E 25 anos se passaram. Parece que foi ontem. Lembro que era vereador e presidente do PSDB de Juiz de Fora em 5 de outubro de 1988. Eram mais ou menos sete e meia da noite e, na avenida Rio Branco, artéria central de minha cidade, resolvi parar para um chope no balcão do bar de um amigo. A TV estava virada para mim e transmitia o discurso do “comandante” Ulysses Guimarães promulgando a “Constituição cidadã”.
“Não nos desencaminhamos na longa marcha, não nos desmoralizamos, não desertamos, não caímos no caminho”, disse Ulysses. “Traidor da Constituição é traidor da pátria, (…) promulgamos o estatuto do homem, da liberdade e da democracia, bradamos por imposição de sua honra: temos ódio à ditadura. Ódio e nojo. (…) A sociedade com Teotônio Vilela, na anistia, libertou e repatriou. A sociedade foi Rubens Paiva, não os facínoras que o mataram. (…) Foi a sociedade, mobilizada nos colossais comícios das Diretas Já, que, pela transição e pela mudança, derrotou o Estado usurpador. (…) A nação quer mudar. A nação deve mudar. A nação vai mudar. A Constituição pretende ser a voz, a letra, a vontade política da sociedade rumo à mudança. Que a promulgação seja o nosso grito”. Em tempos tão bicudos, que saudade, Ulysses!
As lágrimas do militante pela democracia, em pé, tomando chope, numa avenida do interior de Minas, foram inevitáveis. Chegávamos a bom porto numa etapa da utopia coletivamente construída tendo à frente nosso grande timoneiro.
Lembro quando entrei na vida pública, aos 16 anos, como líder estudantil ligado aos movimentos católicos inspirados pela Teologia da Libertação e, depois, à esquerda organizada. A frente democrática tinha um programa mínimo: anistia ampla, geral e irrestrita; constituinte livre e soberana; e eleições diretas para presidente da República. Essa era nossa agenda, essa era nossa utopia.
Vencemos.
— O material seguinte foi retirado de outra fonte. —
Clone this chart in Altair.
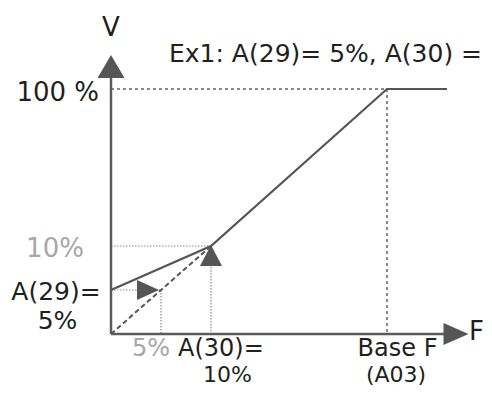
import altair as alt
import pandas as pd

# Diagram coordinates (F horizontal, V vertical), schematic units
curve_x = [0, 10, 27.6, 33.6]          # start, A(30)=10%, Base F, end
curve_y = [4.4, 8.8, 24.5, 24.5]        # A(29)=5%, 10%, 100%, 100%

dash_x = [0, 10]                         # proportional (dashed) line
dash_y = [0, 8.8]

# axis lines
axis_x1 = [0, 0]
axis_y1 = [0, 0]
axis_x2 = [0, 33.3]
axis_y2 = [25.6, 0]

# strong dotted guides (100 % and Base F)
g1_x1 = [0, 27.6]
g1_y1 = [24.5, 24.5]
g1_x2 = [27.6, 27.6]
g1_y2 = [24.5, 0]

# light dotted guides (10 %, 5 %)
g2_x1 = [0, 10, 0, 5]
g2_y1 = [8.8, 8.8, 4.4, 4.4]
g2_x2 = [10, 10, 5, 5]
g2_y2 = [8.8, 0, 4.4, 0]

# arrow heads
arrow_x = [0, 34.5, 3.7, 10]
arrow_y = [26.75, 0, 4.4, 7.85]
arrow_shape = ["M0,-0.85L-1,0.85L1,0.85Z",
               "M1,0L-1,-0.88L-1,0.88Z",
               "M1,0L-1,-0.9L-1,0.9Z",
               "M0,-0.95L-1,0.95L1,0.95Z"]
arrow_size = [729, 625, 484, 484]

# labels
labels = ["V", "Ex1: A(29)= 5%, A(30) =", "100 %", "10%", "A(29)=", "5%",
          "5%", "A(30)=", "10%", "Base F", "(A03)", "F"]
label_x = [0, 5.8, -1.2, -5.6, -5.5, -5.35, 2.1, 6.7, 11.65, 28.65, 28.5, 35.8]
label_y = [29.8, 27.2, 23.3, 7.7, 3.4, 0.5, -2.2, -2.2, -4.8, -2.2, -4.8, -0.6]
label_size = [26, 25, 26, 26, 25, 25, 24, 24, 22, 24, 22, 26]
label_align = ["center", "left", "right", "center", "center", "center",
               "left", "left", "center", "center", "center", "left"]
label_color = ["#231f20", "#231f20", "#231f20", "#a7a7a7", "#231f20", "#231f20",
               "#a7a7a7", "#231f20", "#231f20", "#231f20", "#231f20", "#231f20"]

XS = alt.Scale(domain=[-10.3, 37.3], nice=False, zero=False)
YS = alt.Scale(domain=[-5.2, 32.6], nice=False, zero=False)
X = lambda f: alt.X(f, type="quantitative", scale=XS, axis=None)
Y = lambda f: alt.Y(f, type="quantitative", scale=YS, axis=None)


def segs(x1, y1, x2, y2):
    return pd.DataFrame({"x": x1, "y": y1, "x2": x2, "y2": y2})


axes = alt.Chart(segs(axis_x1, axis_y1, axis_x2, axis_y2)).mark_rule(
    color="#5a5a5a", strokeWidth=2.5
).encode(x=X("x"), y=Y("y"), x2="x2", y2="y2")

guides1 = alt.Chart(segs(g1_x1, g1_y1, g1_x2, g1_y2)).mark_rule(
    color="#666666", strokeWidth=1.5, strokeDash=[3, 3]
).encode(x=X("x"), y=Y("y"), x2="x2", y2="y2")

guides2 = alt.Chart(segs(g2_x1, g2_y1, g2_x2, g2_y2)).mark_rule(
    color="#8a8a8a", strokeWidth=1.2, strokeDash=[1.5, 1.5]
).encode(x=X("x"), y=Y("y"), x2="x2", y2="y2")

dashed = alt.Chart(pd.DataFrame({"x": dash_x, "y": dash_y})).mark_line(
    color="#555555", strokeWidth=2, strokeDash=[5, 3]
).encode(x=X("x"), y=Y("y"))

curve = alt.Chart(pd.DataFrame({"x": curve_x, "y": curve_y, "o": range(4)})).mark_line(
    color="#555555", strokeWidth=2.2
).encode(x=X("x"), y=Y("y"), order="o:Q")

arrows = alt.Chart(pd.DataFrame({"x": arrow_x, "y": arrow_y, "shape": arrow_shape,
                                 "size": arrow_size})).mark_point(
    filled=True, color="#555555", opacity=1, strokeWidth=0
).encode(x=X("x"), y=Y("y"),
         shape=alt.Shape("shape:N", scale=None),
         size=alt.Size("size:Q", scale=None))

tdf = pd.DataFrame({"x": label_x, "y": label_y, "label": labels, "fs": label_size,
                    "align": label_align, "color": label_color})
texts = []
for al in ["left", "center", "right"]:
    texts.append(
        alt.Chart(tdf[tdf["align"] == al]).mark_text(
            align=al, baseline="alphabetic", font="DejaVu Sans"
        ).encode(x=X("x"), y=Y("y"), text="label:N",
                 size=alt.Size("fs:Q", scale=None),
                 color=alt.Color("color:N", scale=None))
    )

chart = alt.layer(guides1, guides2, dashed, curve, axes, arrows, *texts).properties(
    width=476, height=378, autosize=alt.AutoSizeParams(type="none"), padding=0
).configure_view(stroke=None)

chart.save("out.html", embed_options={"renderer": "svg", "actions": False})
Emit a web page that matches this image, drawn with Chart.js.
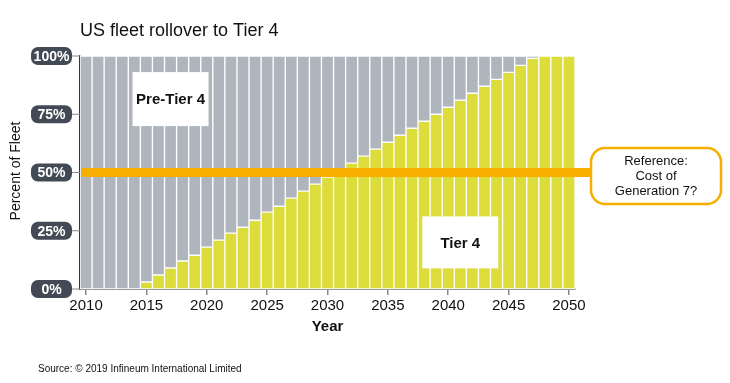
<!DOCTYPE html>
<html>
<head>
<meta charset="utf-8">
<script src="https://cdn.jsdelivr.net/npm/chart.js@4/dist/chart.umd.min.js"></script>
<style>
html, body { margin: 0; padding: 0; background: #fff; }
#wrap { width: 730px; height: 383px; position: relative; }
</style>
</head>
<body>
<div id="wrap"><canvas id="myChart"></canvas></div>
<script>
const years = [2010, 2011, 2012, 2013, 2014, 2015, 2016, 2017, 2018, 2019,
  2020, 2021, 2022, 2023, 2024, 2025, 2026, 2027, 2028, 2029,
  2030, 2031, 2032, 2033, 2034, 2035, 2036, 2037, 2038, 2039,
  2040, 2041, 2042, 2043, 2044, 2045, 2046, 2047, 2048, 2049, 2050]
const tier4 = [0, 0, 0, 0, 0, 3, 6, 9, 12, 14.5,
  18, 21, 24, 26.5, 29.5, 33, 35.5, 39, 42, 45,
  48, 51, 54, 57, 60, 63, 66, 69, 72, 75,
  78, 81, 84, 87, 90, 93, 96, 99, 100, 100, 100]
const preTier4 = [100, 100, 100, 100, 100, 97, 94, 91, 88, 85.5,
  82, 79, 76, 73.5, 70.5, 67, 64.5, 61, 58, 55,
  52, 49, 46, 43, 40, 37, 34, 31, 28, 25,
  22, 19, 16, 13, 10, 7, 4, 1, 0, 0, 0]
const yTicks = [0, 25, 50, 75, 100]
const yTickLabels = ['0%', '25%', '50%', '75%', '100%']
const refValue = 50
const refLines = ['Reference:', 'Cost of', 'Generation 7?']

const GRAY = '#aeb5bd'
const YELLOW = '#dcdc3a'
const ORANGE = '#f8ae00'
const FONT = 'Arial, "Liberation Sans", sans-serif'

const roundRect = (ctx, x, y, w, h, r) => {
    ctx.beginPath()
    ctx.moveTo(x + r, y)
    ctx.arcTo(x + w, y, x + w, y + h, r)
    ctx.arcTo(x + w, y + h, x, y + h, r)
    ctx.arcTo(x, y + h, x, y, r)
    ctx.arcTo(x, y, x + w, y, r)
    ctx.closePath()
}

const labelBox = (ctx, cx, cy, w, h, text) => {
    ctx.fillStyle = '#fff'
    ctx.fillRect(cx - w / 2, cy - h / 2, w, h)
    ctx.fillStyle = '#111'
    ctx.font = 'bold 15px ' + FONT
    ctx.textAlign = 'center'
    ctx.textBaseline = 'middle'
    ctx.fillText(text, cx, cy + 1)
}

const overlay = {
    id: 'overlay',
    afterDraw(chart) {
        const ctx = chart.ctx
        const x = chart.scales.x
        const y = chart.scales.y
        const area = chart.chartArea
        ctx.save()

        // title
        ctx.fillStyle = '#111'
        ctx.font = '18px ' + FONT
        ctx.textAlign = 'left'
        ctx.textBaseline = 'alphabetic'
        ctx.fillText('US fleet rollover to Tier 4', 80, 36)

        // y axis pills
        yTicks.forEach((v, i) => {
            const py = y.getPixelForValue(v)
            ctx.strokeStyle = '#888'
            ctx.lineWidth = 1
            ctx.beginPath()
            ctx.moveTo(71, py)
            ctx.lineTo(area.left, py)
            ctx.stroke()
            ctx.fillStyle = '#414a55'
            roundRect(ctx, 31, py - 9, 41, 18, 7)
            ctx.fill()
            ctx.fillStyle = '#fff'
            ctx.font = 'bold 14px ' + FONT
            ctx.textAlign = 'center'
            ctx.textBaseline = 'middle'
            ctx.fillText(yTickLabels[i], 51.5, py + 1)
        })

        // y title
        ctx.save()
        ctx.translate(16, 171)
        ctx.rotate(-Math.PI / 2)
        ctx.fillStyle = '#111'
        ctx.font = '14px ' + FONT
        ctx.textAlign = 'center'
        ctx.textBaseline = 'middle'
        ctx.fillText('Percent of Fleet', 0, 0)
        ctx.restore()

        // reference line + box
        const ry = y.getPixelForValue(refValue)
        ctx.fillStyle = ORANGE
        ctx.fillRect(area.left + 1, ry - 4.5, 592 - area.left, 9)
        ctx.lineWidth = 2.5
        ctx.strokeStyle = ORANGE
        ctx.fillStyle = '#fff'
        roundRect(ctx, 591, 148, 130, 56, 14)
        ctx.fill()
        ctx.stroke()
        ctx.fillStyle = '#111'
        ctx.font = '13px ' + FONT
        ctx.textAlign = 'center'
        ctx.textBaseline = 'middle'
        refLines.forEach((t, i) => ctx.fillText(t, 656, 161 + i * 15))

        // series labels
        labelBox(ctx, x.getPixelForValue(7), y.getPixelForValue(81.5), 76, 54, 'Pre-Tier 4')
        labelBox(ctx, x.getPixelForValue(31), y.getPixelForValue(20), 76, 52, 'Tier 4')

        // source
        ctx.fillStyle = '#111'
        ctx.font = '10px ' + FONT
        ctx.textAlign = 'left'
        ctx.textBaseline = 'middle'
        ctx.fillText('Source: \u00a9 2019 Infineum International Limited', 38, 369)

        ctx.restore()
    }
}

const ctx = document.getElementById('myChart').getContext('2d')
const chart = new Chart(ctx, {
    type: 'bar',
    data: {
        labels: years,
        datasets: [
            {
                label: 'Tier 4',
                data: tier4,
                backgroundColor: YELLOW,
                borderColor: '#fff',
                borderWidth: 1,
                borderSkipped: false
            },
            {
                label: 'Pre-Tier 4',
                data: preTier4,
                backgroundColor: GRAY,
                borderColor: '#fff',
                borderWidth: 1,
                borderSkipped: false
            }
        ]
    },
    options: {
        responsive: true,
        maintainAspectRatio: false,
        animation: false,
        datasets: { bar: { categoryPercentage: 1, barPercentage: 1 } },
        layout: { padding: { top: 56, right: 155, bottom: 46, left: 0 } },
        plugins: { legend: { display: false }, tooltip: { enabled: false } },
        scales: {
            x: {
                stacked: true,
                afterFit: s => { s.height = 48 },
                grid: {
                    drawOnChartArea: false,
                    drawTicks: true,
                    tickLength: 6,
                    offset: false,
                    lineWidth: 1.5,
                    color: c => (c.index % 5 === 0 ? '#888' : 'rgba(0,0,0,0)')
                },
                border: { display: true, color: '#999', width: 2 },
                ticks: {
                    autoSkip: false,
                    maxRotation: 0,
                    padding: 2,
                    color: '#111',
                    font: { family: FONT, size: 15 },
                    callback: (v, i) => (i % 5 === 0 ? years[i] : '')
                },
                title: {
                    display: true,
                    text: 'Year',
                    color: '#111',
                    font: { family: FONT, size: 15, weight: 'bold' },
                    padding: { top: 0, bottom: 1 }
                }
            },
            y: {
                stacked: true,
                min: 0,
                max: 100,
                afterFit: s => { s.width = 80 },
                grid: { display: false },
                border: { display: true, color: '#333', width: 1.2 },
                ticks: { display: false }
            }
        }
    },
    plugins: [overlay]
})
</script>
</body>
</html>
A duras penas e com o sacrifício de muitos, vencemos. A Constituição cidadã de 1988 e as eleições diretas em 1989 premiaram nosso esforço. A constituinte foi o estuário de nossas aspirações. Mais do que uma democracia adjetiva, conquistamos o maior e mais profundo ciclo de liberdade da história brasileira, os direitos coletivos materializados no SUS, no seguro desemprego, entre tantas outras conquistas.
Fui diretor do Comitê Brasileiro da Anistia, coordenador da Diretas Já e do Comitê por uma Constituinte Livre e Soberana, em minha cidade. O 5 de outubro, em seus 25 anos, não poderia passar em branco. Dizem que o Brasil é um país sem memória e onde até o passado é imprevisível.
A Constituição de 1988 tem suas distorções. Mas ao pensarmos em mudá-la, pensemos sempre na herança e no legado que nos deixaram Ulysses Guimarães, Mário Covas, Teotônio Villela, Franco Montoro e tantos outros protagonistas da redemocratização brasileira. Que saudade, vocês estão fazendo falta num país tão corroído pela corrupção e pela falta de amor à pátria.